Twenty-two days! Twenty-two days is all that’s left in this school year for Caleb and Steven. It’s hard to believe that we’re in the home stretch for this year. Caleb is fixing to finish eighth grade and he will be having an eighth grade graduation. Steven will be finishing kindergarten. It’s hard to believe that Caleb will be starting high school and Steven will be starting first grade in August.
However, the biggest anxiety comes with the fact that Caleb will be changing schools, teachers and paras. And he does not handle change well. After our transition from fifth grade to sixth grade, the district and the co-op have realized that Caleb does not do well with transitions and we will be having a LOT of visits to the high school before the end of school. Friday, two of the paras already went over and observed Caleb in his current class. They have also brought pictures of the high school, the teachers and the paras for Caleb to look at so that he will have an idea of faces when he does go on his transition visits. I will be meeting with Caleb’s high school teacher Tuesday morning. We then have a transition meeting to actually set out a schedule for how often Caleb goes over and visits the high school.
Hopefully tomorrow afternoon I’ll be able to get Caleb’s “All About Me” notebook completed for his teacher so that I can get it to her Tuesday morning and then find out how many other copies I need.

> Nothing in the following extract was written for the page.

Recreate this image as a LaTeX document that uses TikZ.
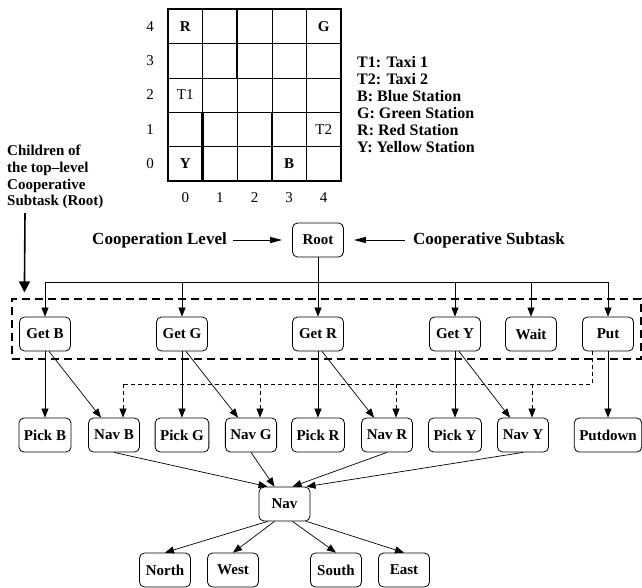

I am praying that God will provide Caleb peace as he transitions to high school and peace for me as I send my baby off to a new building and people who do not know him and his behaviors and the best way to handle him.
Lori says
Cassandra,
This is the first post I am reading of yours and the first I discovered you have two boys with Autism.
Boy, do you have your work cut out for you, but also TONS of love, I bet. I had a friend several years ago whose son, Sam, turned nineteen this month. Sadly, I lost touch with them many years ago. I was very involved with him between the ages of three and eight. He and his mother stayed with me for a few months during a time the parents were separated. I did as much as I could to help her out. At that point, he was throwing major tantrums, would run away and scream, sometimes placing himself in danger. Often, I felt like I needed a nap after wrestling him to take a shower. I would often utter the words, under my breath, “what on earth am I doing? this is not my responsibility.”.
But then, nighttime would come….reading books, snuggles putting his face up to mine and all of the exhaustion from the day melted away.
I am sorry that you have to work extra hard with your boys to get them acclimated, but know they bring you much joy.
Thank you for making me fondly remember Sam today.